Featuring rudimentary depictions of plants illustrated in aged colors and written in a language system that has yet to be deciphered, The Voynich Manuscript is the world’s most mysterious book.
In order to pay for the restoration of their college, the Italian Jesuits of Villa Mondragone gave Wilfrid Voynich, an antique book dealer, an old manuscript written in an odd language that no one was able to identify or understand. With this valuable acquisition, Voynich also received a list of its ownership history dating back to the 17th century, which made the book even more impressive. Its description read: “The codex belonged to Emperor Rudolph II of Germany (1576-1612) who purchased it for 600 gold ducats and believed that it was the work of Roger Bacon. It is very likely that Emperor Rudolph acquired the manuscript from the English astrologer John Dee (1527-1608). Dee apparently owned the manuscript along with a number of other Roger Bacon manuscripts”. The book remained in Voynich’s possession from 1912 to 1969, before being added to the collection at Yale University’s Beinecke Rare Book and Manuscript Library Apart from the undecipherable text, Voynich’s manuscript contains colorful botanical illustrations which are very similar to what we know from modern science, but which do not entirely resemble any distinguishable plant. There are also other cosmological and astrological depictions, as well as some drawings of naked women bathing together in small receptacles. This has led some scientists to believe that the book is sectioned into several chapters including: botanical, astrological, medical, biological, cosmological and pharmaceutical. Despite several attempts to decipher the manuscript, the meaning of the text itself or the the lovely naked ladies remain a mystery to this day.

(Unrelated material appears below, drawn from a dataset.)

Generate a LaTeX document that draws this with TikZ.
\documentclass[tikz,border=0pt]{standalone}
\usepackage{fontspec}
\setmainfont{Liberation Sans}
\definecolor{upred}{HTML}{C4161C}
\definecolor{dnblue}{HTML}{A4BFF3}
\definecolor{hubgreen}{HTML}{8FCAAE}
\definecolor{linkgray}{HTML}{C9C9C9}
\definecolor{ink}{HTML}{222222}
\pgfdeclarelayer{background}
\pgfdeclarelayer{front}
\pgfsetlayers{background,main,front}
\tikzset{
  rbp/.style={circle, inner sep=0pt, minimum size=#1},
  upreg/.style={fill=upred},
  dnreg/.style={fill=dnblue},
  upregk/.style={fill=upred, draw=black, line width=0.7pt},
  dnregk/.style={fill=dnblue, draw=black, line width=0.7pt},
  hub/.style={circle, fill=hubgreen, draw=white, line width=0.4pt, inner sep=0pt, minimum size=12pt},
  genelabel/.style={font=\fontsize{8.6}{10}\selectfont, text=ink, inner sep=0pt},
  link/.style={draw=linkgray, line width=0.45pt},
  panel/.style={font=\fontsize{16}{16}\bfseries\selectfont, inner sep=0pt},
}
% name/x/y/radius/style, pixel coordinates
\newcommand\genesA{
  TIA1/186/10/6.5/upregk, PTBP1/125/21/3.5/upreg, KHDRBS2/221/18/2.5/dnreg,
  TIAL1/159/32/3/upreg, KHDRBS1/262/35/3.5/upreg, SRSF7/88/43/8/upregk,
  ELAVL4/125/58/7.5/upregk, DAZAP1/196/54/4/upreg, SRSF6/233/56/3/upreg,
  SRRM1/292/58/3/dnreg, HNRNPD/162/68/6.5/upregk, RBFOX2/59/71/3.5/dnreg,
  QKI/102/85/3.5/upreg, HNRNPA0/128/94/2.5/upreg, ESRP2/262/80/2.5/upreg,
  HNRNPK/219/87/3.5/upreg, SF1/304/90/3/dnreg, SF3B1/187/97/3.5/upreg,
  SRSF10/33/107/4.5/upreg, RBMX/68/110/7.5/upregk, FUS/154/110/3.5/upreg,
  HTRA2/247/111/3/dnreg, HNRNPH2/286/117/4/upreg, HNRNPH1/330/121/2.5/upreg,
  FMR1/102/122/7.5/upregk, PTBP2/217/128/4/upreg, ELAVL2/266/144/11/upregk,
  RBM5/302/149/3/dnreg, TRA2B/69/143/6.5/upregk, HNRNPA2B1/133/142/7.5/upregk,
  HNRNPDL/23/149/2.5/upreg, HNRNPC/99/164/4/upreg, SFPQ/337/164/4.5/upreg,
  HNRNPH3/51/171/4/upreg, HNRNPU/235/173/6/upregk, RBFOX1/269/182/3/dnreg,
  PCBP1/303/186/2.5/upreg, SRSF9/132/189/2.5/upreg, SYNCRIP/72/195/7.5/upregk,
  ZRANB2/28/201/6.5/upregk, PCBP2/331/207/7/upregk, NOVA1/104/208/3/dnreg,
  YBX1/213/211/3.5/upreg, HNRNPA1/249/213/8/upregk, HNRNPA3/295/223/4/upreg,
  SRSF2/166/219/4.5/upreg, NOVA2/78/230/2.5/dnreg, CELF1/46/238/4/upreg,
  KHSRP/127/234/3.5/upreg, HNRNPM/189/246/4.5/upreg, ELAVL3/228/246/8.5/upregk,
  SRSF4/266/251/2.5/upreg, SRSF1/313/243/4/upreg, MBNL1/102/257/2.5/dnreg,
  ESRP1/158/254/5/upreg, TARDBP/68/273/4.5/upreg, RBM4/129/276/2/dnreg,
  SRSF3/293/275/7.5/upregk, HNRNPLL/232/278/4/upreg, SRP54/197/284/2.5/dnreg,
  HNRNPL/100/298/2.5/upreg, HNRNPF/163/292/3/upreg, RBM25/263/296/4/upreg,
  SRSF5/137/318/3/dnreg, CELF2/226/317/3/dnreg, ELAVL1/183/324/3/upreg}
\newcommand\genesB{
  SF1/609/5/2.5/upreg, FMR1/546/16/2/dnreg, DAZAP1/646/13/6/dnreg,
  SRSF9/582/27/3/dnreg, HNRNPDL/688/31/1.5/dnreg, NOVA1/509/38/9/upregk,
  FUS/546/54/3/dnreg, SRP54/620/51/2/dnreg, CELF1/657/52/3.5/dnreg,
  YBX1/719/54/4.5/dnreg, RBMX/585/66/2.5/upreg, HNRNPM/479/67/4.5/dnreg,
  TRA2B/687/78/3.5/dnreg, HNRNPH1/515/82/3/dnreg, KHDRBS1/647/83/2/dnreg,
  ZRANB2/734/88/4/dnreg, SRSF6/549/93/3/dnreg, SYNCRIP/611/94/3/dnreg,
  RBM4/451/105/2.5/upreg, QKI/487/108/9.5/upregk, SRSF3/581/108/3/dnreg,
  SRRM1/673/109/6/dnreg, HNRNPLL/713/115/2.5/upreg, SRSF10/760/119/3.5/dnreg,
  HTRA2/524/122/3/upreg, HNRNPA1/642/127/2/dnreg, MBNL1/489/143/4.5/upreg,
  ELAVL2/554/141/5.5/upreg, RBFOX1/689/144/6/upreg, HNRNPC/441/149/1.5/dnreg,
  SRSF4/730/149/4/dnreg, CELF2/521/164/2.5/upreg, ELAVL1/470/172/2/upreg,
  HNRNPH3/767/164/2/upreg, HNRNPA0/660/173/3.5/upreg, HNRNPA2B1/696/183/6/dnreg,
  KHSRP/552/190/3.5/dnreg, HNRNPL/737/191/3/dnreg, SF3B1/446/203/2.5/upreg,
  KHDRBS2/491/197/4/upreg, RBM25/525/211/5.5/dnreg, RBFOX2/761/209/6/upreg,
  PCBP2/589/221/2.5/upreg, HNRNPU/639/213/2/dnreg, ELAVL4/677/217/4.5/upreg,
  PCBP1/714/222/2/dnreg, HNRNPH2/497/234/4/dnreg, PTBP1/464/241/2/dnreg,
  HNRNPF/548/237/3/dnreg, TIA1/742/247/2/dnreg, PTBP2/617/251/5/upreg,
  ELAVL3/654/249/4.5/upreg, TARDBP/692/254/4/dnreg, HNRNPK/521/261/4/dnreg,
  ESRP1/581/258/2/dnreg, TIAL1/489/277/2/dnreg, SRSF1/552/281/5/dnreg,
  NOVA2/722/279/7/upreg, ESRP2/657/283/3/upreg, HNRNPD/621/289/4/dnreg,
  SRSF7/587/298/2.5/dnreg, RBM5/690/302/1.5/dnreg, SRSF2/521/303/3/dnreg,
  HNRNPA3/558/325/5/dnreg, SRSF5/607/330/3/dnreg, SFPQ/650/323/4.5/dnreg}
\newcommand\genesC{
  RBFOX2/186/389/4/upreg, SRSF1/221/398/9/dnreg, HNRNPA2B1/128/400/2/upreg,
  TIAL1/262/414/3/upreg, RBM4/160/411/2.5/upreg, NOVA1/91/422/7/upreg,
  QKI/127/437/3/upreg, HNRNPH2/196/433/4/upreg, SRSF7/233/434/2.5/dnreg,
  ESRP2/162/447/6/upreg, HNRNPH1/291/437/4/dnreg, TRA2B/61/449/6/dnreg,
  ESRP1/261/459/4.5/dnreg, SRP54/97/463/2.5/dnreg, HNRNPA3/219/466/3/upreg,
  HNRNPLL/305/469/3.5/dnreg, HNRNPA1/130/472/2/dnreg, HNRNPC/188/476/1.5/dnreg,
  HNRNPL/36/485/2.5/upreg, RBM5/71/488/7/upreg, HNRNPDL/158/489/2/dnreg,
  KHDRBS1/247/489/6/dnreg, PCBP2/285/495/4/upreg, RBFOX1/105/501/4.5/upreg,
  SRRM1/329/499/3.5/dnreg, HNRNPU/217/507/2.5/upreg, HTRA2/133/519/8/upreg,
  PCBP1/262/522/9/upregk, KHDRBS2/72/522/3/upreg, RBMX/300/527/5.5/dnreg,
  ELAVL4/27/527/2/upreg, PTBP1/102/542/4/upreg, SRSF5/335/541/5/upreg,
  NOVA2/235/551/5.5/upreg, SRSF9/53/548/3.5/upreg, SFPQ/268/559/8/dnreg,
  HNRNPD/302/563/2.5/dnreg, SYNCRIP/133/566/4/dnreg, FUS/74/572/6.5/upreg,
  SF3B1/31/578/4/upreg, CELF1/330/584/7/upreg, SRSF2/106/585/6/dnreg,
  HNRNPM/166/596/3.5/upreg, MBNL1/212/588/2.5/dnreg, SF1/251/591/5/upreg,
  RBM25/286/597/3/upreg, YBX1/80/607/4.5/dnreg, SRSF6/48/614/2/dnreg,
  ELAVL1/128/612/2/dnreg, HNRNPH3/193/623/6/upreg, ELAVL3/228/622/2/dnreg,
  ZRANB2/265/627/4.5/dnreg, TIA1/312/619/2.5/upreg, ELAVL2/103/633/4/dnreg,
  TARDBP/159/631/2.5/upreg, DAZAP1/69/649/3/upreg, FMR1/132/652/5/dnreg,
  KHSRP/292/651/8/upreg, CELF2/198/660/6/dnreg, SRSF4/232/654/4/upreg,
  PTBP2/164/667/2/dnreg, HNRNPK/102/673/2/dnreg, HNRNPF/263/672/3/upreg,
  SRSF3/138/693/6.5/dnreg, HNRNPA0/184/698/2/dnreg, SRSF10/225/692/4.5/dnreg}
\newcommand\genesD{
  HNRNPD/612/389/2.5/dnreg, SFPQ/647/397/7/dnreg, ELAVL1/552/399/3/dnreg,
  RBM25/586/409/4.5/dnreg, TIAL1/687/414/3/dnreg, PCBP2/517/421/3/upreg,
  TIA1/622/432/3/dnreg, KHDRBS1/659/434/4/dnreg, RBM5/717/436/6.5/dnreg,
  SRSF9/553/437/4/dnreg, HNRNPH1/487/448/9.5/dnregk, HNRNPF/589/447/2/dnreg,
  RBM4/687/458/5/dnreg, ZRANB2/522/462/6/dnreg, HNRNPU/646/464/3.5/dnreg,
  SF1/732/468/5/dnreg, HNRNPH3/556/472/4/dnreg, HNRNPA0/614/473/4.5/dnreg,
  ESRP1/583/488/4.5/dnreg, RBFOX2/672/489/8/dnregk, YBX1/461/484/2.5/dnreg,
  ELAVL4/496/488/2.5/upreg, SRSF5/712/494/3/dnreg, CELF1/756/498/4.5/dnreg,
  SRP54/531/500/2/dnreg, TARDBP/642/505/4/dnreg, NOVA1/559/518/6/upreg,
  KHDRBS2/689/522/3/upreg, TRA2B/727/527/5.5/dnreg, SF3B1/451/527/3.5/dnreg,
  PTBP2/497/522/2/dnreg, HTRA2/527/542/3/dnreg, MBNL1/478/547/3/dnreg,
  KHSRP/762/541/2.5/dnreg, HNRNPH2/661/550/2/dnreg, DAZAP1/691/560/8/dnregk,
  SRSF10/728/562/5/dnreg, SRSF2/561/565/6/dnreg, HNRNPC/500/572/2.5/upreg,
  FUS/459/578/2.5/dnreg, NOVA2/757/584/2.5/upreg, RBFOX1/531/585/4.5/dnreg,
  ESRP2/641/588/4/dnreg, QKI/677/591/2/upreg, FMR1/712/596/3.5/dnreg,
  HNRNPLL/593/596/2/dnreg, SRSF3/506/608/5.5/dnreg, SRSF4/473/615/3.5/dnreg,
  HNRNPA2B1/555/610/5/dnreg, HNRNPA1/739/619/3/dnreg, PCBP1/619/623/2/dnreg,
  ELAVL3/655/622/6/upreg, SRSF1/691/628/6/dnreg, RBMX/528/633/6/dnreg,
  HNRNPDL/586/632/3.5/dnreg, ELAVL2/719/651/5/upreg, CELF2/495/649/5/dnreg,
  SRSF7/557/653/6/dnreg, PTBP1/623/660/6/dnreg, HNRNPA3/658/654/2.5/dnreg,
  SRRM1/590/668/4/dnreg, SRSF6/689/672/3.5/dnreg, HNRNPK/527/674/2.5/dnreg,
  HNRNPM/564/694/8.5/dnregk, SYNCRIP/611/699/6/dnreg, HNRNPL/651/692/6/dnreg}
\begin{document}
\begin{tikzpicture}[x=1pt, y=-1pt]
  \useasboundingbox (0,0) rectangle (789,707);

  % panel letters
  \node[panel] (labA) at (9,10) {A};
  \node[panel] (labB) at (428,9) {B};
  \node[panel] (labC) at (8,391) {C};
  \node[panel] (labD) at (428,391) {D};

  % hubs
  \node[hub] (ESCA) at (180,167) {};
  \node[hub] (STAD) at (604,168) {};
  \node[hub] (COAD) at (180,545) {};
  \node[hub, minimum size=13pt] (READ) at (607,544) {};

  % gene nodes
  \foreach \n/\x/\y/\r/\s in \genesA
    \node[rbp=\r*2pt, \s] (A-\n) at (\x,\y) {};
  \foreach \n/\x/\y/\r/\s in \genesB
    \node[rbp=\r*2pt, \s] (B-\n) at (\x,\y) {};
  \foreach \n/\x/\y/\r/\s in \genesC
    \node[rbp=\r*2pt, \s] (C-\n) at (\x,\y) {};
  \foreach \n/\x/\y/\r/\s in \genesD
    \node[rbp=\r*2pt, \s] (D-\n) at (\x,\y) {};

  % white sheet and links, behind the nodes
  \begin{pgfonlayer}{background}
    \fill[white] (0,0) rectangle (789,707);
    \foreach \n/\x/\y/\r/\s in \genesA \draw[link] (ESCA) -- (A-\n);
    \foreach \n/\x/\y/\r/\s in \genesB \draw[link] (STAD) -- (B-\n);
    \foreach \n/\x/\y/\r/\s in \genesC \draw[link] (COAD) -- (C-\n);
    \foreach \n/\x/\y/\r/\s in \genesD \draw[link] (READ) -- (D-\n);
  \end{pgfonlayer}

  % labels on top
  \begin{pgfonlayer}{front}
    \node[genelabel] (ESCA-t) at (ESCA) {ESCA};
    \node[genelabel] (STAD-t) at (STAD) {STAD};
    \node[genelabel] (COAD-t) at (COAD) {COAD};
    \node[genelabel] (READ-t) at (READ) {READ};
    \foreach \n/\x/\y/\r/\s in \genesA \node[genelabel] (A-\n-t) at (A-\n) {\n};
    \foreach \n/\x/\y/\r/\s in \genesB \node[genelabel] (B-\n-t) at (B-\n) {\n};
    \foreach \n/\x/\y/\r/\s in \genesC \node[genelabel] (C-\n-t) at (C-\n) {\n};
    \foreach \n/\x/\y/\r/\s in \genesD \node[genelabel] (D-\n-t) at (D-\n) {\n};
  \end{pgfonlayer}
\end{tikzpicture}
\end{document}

Throughout the years, many people considered the book a hoax, the work Voynich himself, since he had the necessary knowledge to reproduce such a relic after collecting antique books all his life, but Dr Marcelo Montemurro from the University of Manchester and Dr Damian Zanette from the Centro Atómico Bariloche e Instituto Balseiro, , Argentinawho studied the manuscript extensively, contradict the disbelievers. They claim that “the semantic networks we obtained clearly show that related words tend to share structure similarities, which also happens to a certain degree in real languages,” and that “it’s unlikely that these features were simply ‘incorporated’ into the text to make a hoax more realistic, as most of the required academic knowledge of these structures did not exist at the time the Voynich manuscript was created.” The book consists of around 170,000 glyphs, usually separated from each other by narrow gaps. The two researchers were able to distinguish an alphabet of 20-30 glyphs, with very few exceptions – a few rarer characters that occur only once or twice each.
Thanks to a wonderful invention called the internet, there are now thousands of people around the world looking over photographed pages of the Voynich manuscript trying to make sense of it and discussing different theories. Crowd-sourcing is a very good idea, but considering some of the brightest minds in history have tried and failed to unravel its mystery there is very little hope anyone ever will. “There must be a story behind it, which we may never know,” Dr Montemurro himself admits.